As Sarah mentioned, we're also leaving Kinshasa in June. Because we thrive on stress, we decided to leave our fate hanging until the last possible moment through a process called "applying to grad school."
The results are finally in and come summer, we will be residents of New York City!
|I snapped this as we wistfully drove out of the city last summer, wondering when we'd be back.|
Johan and I have almost moved to NYC about 50 times over the past 15 years. When we were 18, we drove to Brooklyn together to visit his aunt and uncle, romantically taking turns reading Les Misérables aloud in the car. Aunt Mary made fudge with quality NY chocolate, we rented "Psycho" from the local public library, bought a Tom Waits CD in St. Marks Place and slow danced to the perfect combination of Nick Drake and traffic noise in the artist's loft after everyone else had gone to bed.
I have been enamored ever since.
|Little Loulou. Obviously also enamored. She loves a good chain-link fence.|
However, I applied to seven different public health programs and Johan applied to an equal amount of alternative teacher certification programs...all over the United States. We thought that if NYC worked, it would be fun, but after a two year prep process (including getting statistics textbooks shipped to Africa, GRE-inspired summer panic attacks, and other anxieties), we really wanted to move for the program versus the city. Happily, the best programs for us *happened* to be located in New York.
|Elias, observing circa 2010 Brooklyn construction and contemplating his return as an 8 year old.|
So, what exactly will we be doing? We have no real concept of what our daily life will look like, but here's the basic rundown:
- Johan was selected as a NYC Teaching Fellow and will be teaching full-time math to middle schoolers in a yet-to-be-determined NYC public school while also going to night classes to get a master's degree in education. He wouldn't ever mention this, so I will: this program only accepts 10-15% of it's applicants, indicating that Johan is...well...awesome.
- I'm headed to Columbia's Mailman School of Public Health for my MPH. I'm interested in safe motherhood and maternal mortality reduction (but you already knew that...) and the Department of Population and Family Health is pretty stellar when it comes to this stuff. I'm hoping to stay connected with the maternity clinics here in Kinshasa as well as look at the state of maternal health in the U.S. No biggie.
- Elias and Loulou? Well...I'm kind of hoping that some of you might have some tips and ideas for all of the kid-related plans we need to make. The whole registering for NYC public school process (and Pre K?!?) is way more complicated than living in the Congo...especially if you start throwing in wishes like a dual-language program. I'm secretly relieved that there's no planning we can do until we have a NYC address.

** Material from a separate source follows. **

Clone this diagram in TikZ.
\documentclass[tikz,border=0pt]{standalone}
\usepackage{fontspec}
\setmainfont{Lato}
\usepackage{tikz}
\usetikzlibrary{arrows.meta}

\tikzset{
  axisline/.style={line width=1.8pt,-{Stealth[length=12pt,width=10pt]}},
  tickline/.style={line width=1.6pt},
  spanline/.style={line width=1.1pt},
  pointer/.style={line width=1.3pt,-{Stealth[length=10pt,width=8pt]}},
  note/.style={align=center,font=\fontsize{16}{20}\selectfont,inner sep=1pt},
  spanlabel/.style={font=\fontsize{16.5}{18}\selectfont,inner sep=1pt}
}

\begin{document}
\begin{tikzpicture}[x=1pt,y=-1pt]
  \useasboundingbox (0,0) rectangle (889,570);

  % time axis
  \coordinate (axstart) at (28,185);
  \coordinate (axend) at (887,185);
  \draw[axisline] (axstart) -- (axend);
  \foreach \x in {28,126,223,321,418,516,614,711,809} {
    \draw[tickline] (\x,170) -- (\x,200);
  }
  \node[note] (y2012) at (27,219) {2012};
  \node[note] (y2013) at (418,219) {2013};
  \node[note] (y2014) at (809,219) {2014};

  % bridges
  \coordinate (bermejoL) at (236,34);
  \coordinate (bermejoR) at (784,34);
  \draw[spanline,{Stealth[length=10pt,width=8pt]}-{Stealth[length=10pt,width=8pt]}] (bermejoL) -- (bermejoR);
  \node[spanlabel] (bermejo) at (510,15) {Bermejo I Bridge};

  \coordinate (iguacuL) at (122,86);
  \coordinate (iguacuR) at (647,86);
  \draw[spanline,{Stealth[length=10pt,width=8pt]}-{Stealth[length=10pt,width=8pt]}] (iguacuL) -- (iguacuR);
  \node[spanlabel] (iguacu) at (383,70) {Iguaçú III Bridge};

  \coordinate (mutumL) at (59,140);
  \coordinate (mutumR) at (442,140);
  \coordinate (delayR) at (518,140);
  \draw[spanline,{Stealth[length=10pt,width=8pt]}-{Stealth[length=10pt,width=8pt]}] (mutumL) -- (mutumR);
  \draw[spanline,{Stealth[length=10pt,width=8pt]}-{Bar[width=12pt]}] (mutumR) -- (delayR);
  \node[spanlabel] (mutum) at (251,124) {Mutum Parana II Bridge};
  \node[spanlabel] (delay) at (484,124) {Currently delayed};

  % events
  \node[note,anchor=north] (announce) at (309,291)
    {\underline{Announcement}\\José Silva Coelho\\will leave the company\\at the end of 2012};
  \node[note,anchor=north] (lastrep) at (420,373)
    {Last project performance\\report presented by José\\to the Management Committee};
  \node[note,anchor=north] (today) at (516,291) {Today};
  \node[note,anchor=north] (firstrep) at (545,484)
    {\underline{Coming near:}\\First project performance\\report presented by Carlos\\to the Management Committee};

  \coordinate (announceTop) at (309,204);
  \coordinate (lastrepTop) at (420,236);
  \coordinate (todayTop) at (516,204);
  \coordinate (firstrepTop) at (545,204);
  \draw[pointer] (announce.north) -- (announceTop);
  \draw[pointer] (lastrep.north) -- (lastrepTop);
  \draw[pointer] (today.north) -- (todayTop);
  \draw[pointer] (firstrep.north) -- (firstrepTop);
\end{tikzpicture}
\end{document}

- We're looking to live in Washington Heights/Inwood and again, welcome (beg) for any wise suggestions, hookups, or ideas regarding the neighborhood. Anyone have an affordable-esque 2-3 bedroom and looking for great renters? (ha.) Where should we eat our weight in Dominican food? Any District 6 public school shout-outs? Gulp.
This is where I pause and am grateful for three years of Kinshasa cost of living. I think that cereal in New York will be less than $20.77 a box. And the milk, though expensive, is not exclusively UHT and is thankfully kept in the refrigerator, not the cabinet.

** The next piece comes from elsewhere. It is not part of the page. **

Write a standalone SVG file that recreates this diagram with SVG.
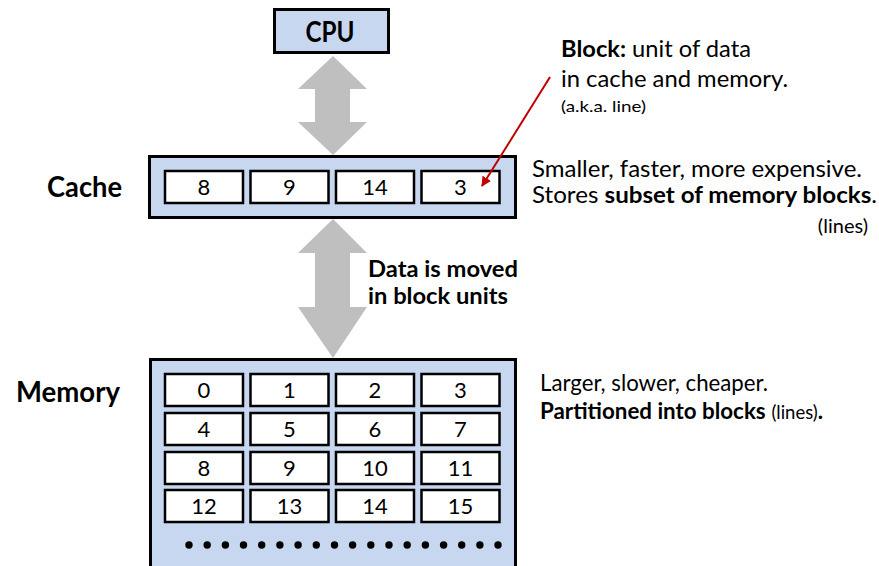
<svg xmlns="http://www.w3.org/2000/svg" width="879" height="566" viewBox="0 0 879 566">
<style>
text{font-family:Lato,"Open Sans","Liberation Sans",sans-serif;fill:#000}
.box{fill:#C6D7EF;stroke:#000;stroke-width:3}
.cell{fill:#fff;stroke:#000;stroke-width:2.5}
.num{font-size:22px;text-anchor:middle}
.lbl{font-size:29px;font-weight:bold}
.txt{font-size:23px}
.b{font-weight:bold}
.sm{font-size:16px}
.garrow{fill:#BFBFBF;stroke:none}
</style>
<defs>
<marker id="redhead" viewBox="0 0 10 10" refX="9" refY="5" markerWidth="5" markerHeight="5" orient="auto" markerUnits="strokeWidth">
<path d="M0,0 L10,5 L0,10 z" fill="#C00000"/>
</marker>
</defs>
<rect width="879" height="566" fill="#fff"/>

<g id="cpu">
<rect class="box" x="274.5" y="9.5" width="114" height="43"/>
<text x="330" y="42" text-anchor="middle" font-size="28" font-weight="bold" textLength="49" lengthAdjust="spacingAndGlyphs">CPU</text>
</g>

<g id="cache">
<text class="lbl" x="47" y="197" textLength="75" lengthAdjust="spacingAndGlyphs">Cache</text>
<rect class="box" x="149.5" y="156.5" width="366" height="61"/>
<rect class="cell" x="165" y="171" width="78" height="32"/>
<rect class="cell" x="250.5" y="171" width="78" height="32"/>
<rect class="cell" x="336" y="171" width="78" height="32"/>
<rect class="cell" x="421.5" y="171" width="78" height="32"/>
<text class="num" x="204" y="195">8</text>
<text class="num" x="289.5" y="195">9</text>
<text class="num" x="375" y="195">14</text>
<text class="num" x="460.5" y="195">3</text>
</g>

<g id="memory">
<text class="lbl" x="16" y="402" textLength="104" lengthAdjust="spacingAndGlyphs">Memory</text>
<rect class="box" x="150.5" y="359.5" width="365" height="220"/>
<g>
<rect class="cell" x="165" y="374" width="78" height="32"/>
<rect class="cell" x="250.5" y="374" width="78" height="32"/>
<rect class="cell" x="336" y="374" width="78" height="32"/>
<rect class="cell" x="421.5" y="374" width="78" height="32"/>
<rect class="cell" x="165" y="413" width="78" height="32"/>
<rect class="cell" x="250.5" y="413" width="78" height="32"/>
<rect class="cell" x="336" y="413" width="78" height="32"/>
<rect class="cell" x="421.5" y="413" width="78" height="32"/>
<rect class="cell" x="165" y="452" width="78" height="32"/>
<rect class="cell" x="250.5" y="452" width="78" height="32"/>
<rect class="cell" x="336" y="452" width="78" height="32"/>
<rect class="cell" x="421.5" y="452" width="78" height="32"/>
<rect class="cell" x="165" y="490" width="78" height="32"/>
<rect class="cell" x="250.5" y="490" width="78" height="32"/>
<rect class="cell" x="336" y="490" width="78" height="32"/>
<rect class="cell" x="421.5" y="490" width="78" height="32"/>
</g>
<g>
<text class="num" x="204" y="398">0</text>
<text class="num" x="289.5" y="398">1</text>
<text class="num" x="375" y="398">2</text>
<text class="num" x="460.5" y="398">3</text>
<text class="num" x="204" y="437">4</text>
<text class="num" x="289.5" y="437">5</text>
<text class="num" x="375" y="437">6</text>
<text class="num" x="460.5" y="437">7</text>
<text class="num" x="204" y="476">8</text>
<text class="num" x="289.5" y="476">9</text>
<text class="num" x="375" y="476">10</text>
<text class="num" x="460.5" y="476">11</text>
<text class="num" x="204" y="514">12</text>
<text class="num" x="289.5" y="514">13</text>
<text class="num" x="375" y="514">14</text>
<text class="num" x="460.5" y="514">15</text>
</g>
<g fill="#000">
<circle cx="189" cy="545" r="3.7"/><circle cx="207.2" cy="545" r="3.7"/><circle cx="225.4" cy="545" r="3.7"/>
<circle cx="243.5" cy="545" r="3.7"/><circle cx="261.7" cy="545" r="3.7"/><circle cx="279.9" cy="545" r="3.7"/>
<circle cx="298.1" cy="545" r="3.7"/><circle cx="316.3" cy="545" r="3.7"/><circle cx="334.5" cy="545" r="3.7"/>
<circle cx="352.6" cy="545" r="3.7"/><circle cx="370.8" cy="545" r="3.7"/><circle cx="389" cy="545" r="3.7"/>
<circle cx="407.2" cy="545" r="3.7"/><circle cx="425.4" cy="545" r="3.7"/><circle cx="443.6" cy="545" r="3.7"/>
<circle cx="461.7" cy="545" r="3.7"/><circle cx="479.9" cy="545" r="3.7"/><circle cx="498" cy="545" r="3.7"/>
</g>
</g>

<g id="connectors">
<polygon class="garrow" points="333,56 367,89 350,89 350,122 367,122 333,155 298,122 315,122 315,89 298,89"/>
<polygon class="garrow" points="333,219 367,253 350,253 350,307 367,307 333,358 298,307 315,307 315,253 298,253"/>
<line x1="550" y1="77" x2="482" y2="186" stroke="#C00000" stroke-width="2" marker-end="url(#redhead)"/>
</g>

<g id="annotations">
<text class="txt" x="561" y="57" textLength="190" lengthAdjust="spacingAndGlyphs"><tspan class="b">Block:</tspan> unit of data</text>
<text class="txt" x="561" y="87" textLength="227" lengthAdjust="spacingAndGlyphs">in cache and memory.</text>
<text class="sm" x="561" y="112" textLength="85" lengthAdjust="spacingAndGlyphs">(a.k.a. line)</text>
<text class="txt" x="532" y="177" textLength="330" lengthAdjust="spacingAndGlyphs">Smaller, faster, more expensive.</text>
<text class="txt" x="532" y="203" textLength="345" lengthAdjust="spacingAndGlyphs">Stores <tspan class="b">subset of memory blocks</tspan>.</text>
<text x="868" y="233" font-size="20" text-anchor="end">(lines)</text>
<text class="txt b" x="368" y="277" textLength="150" lengthAdjust="spacingAndGlyphs">Data is moved</text>
<text class="txt b" x="368" y="304" textLength="140" lengthAdjust="spacingAndGlyphs">in block units</text>
<text class="txt" x="540" y="391" textLength="228" lengthAdjust="spacingAndGlyphs">Larger, slower, cheaper.</text>
<text class="txt" x="540" y="419" textLength="283" lengthAdjust="spacingAndGlyphs"><tspan class="b">Partitioned into blocks</tspan> <tspan font-size="19">(lines)</tspan><tspan class="b">.</tspan></text>
</g>
</svg>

|My current cabinet: milk goes next to the cereal and above the pasta. |
Each one of these lukewarm babies costs around $3.
Someone once described living in NYC like "going every morning to your window, opening it, and throwing handfuls of one-hundred dollar bills out the window before shutting it and getting on with your day." I am well acquainted with the fleeting Ben Franklin after expat life.
That said, I'm scared that our daily schedules will be hellish and we'll all hate each other after six months in our inevitable 300 sq foot apartment. I know that I'll be terribly jealous of Sarah, Adam, Charlotte and Ani, still living in Africa. I will cry as my children lose their French (as although there are public French/English immersion schools in NYC, the chances of my brood getting a spot seem little to none). I'm worried about money. I'm worried about stress. (Why did I just decide to read this book?)
|Bad pre-move read. Find it here...unless you're planning to move to NYC.|
However, I'm desperately relieved to be going to a huge metropolis after three years in Kinshasa. I can't imagine moving to a place where English is the only language I hear all day long. I am trying to remember how it feels to speak Spanish. I now crave a certain amount of stress and uncertainty in my daily life. I sleep best to loud music and traffic outside my bedroom window. I have gained a lifetime immunity to caring about cockroaches.
Mostly, I want my kids to continue to understand that the world is big and everyone has a story. I think that the subway itself is enough to teach that lesson. NYC, here we come.